We were reinvoking exportGlobalInModule numerous times redundantly.
No need to re-export globals referenced by a global that was already
exported in the module. This resulted in a large speedup in the thin
link for a big application, particularly when importing aggressiveness
was cranked up.
Details
Diff Detail
- Repository
- rL LLVM
Event Timeline
I collected some this morning (see below).
However, I realized last night when I was building past the thin link stage that this patch is not correct. The reason is that the ExportList includes globals that were added because they were imported somewhere (in which case we have already processed their calls/references here and don't need to do it again), as well as those added to the ExportList by exportGlobalInModule (in which case we have not already processed their calls/refs). What we need to do is instead check if this was previously imported from this module, and only then we can skip the marking of its calls/references. I have a new patch I'm about to upload that does just that, and also adds a test that failed with this earlier patch (but not with the new patch).
The numbers were collected on my Xeon, which I tried to keep quiet during the measurements. I measured each 5 times. The baseline was somewhat noisy, but the improved version less so for some reason. With very aggressive importing enabled, this patch improves the thin link time between 3 and 14% (average 8%). With default importing thresholds the average improvement is only 3%.
I looked at this initially because a perf-events profile of the thin link showed that GlobalValueSummary::modulePath() was the hottest routine (it is invoked frequently by exportGloballnModule), and exportGlobalInModule was 7th. With this patch, modulePath() drops to the 2nd hottest and exportGlobalInModule drops to 9th. These were measured with the aggressive importing thresholds.
Mehdi - you lgtm'ed earlier but did you want to take another look since I changed the patch since then?
Good catch!
I looked at this initially because a perf-events profile of the thin link showed that GlobalValueSummary::modulePath() was the hottest routine (it is invoked frequently by exportGloballnModule), and exportGlobalInModule was 7th.

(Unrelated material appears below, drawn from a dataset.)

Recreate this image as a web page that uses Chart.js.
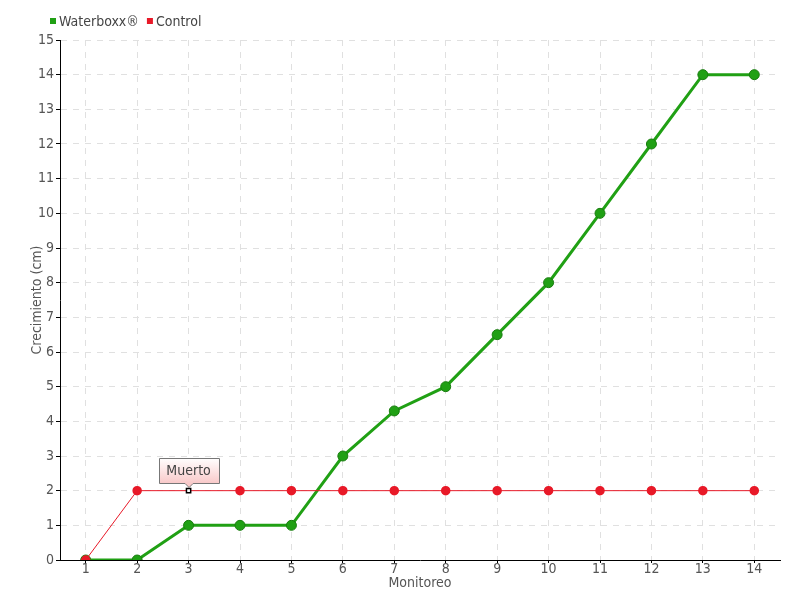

This sounds suspicious to me: GlobalValueSummary::modulePath() is a simple accessor. For it to be so hot it means it is calls many times *and we're not doing anything with the returned value*.
Great!
I'm still quite surprised that the accessor modulePath() is the limit here:
auto SummaryIter = llvm::find_if( SummaryList->second, [&](const std::unique_ptr<GlobalValueSummary> &Summary) { return Summary->modulePath() == ExportModulePath; });
I guess it is inlined and the profiler is likely not separating perfectly the body of modulePath() from the context.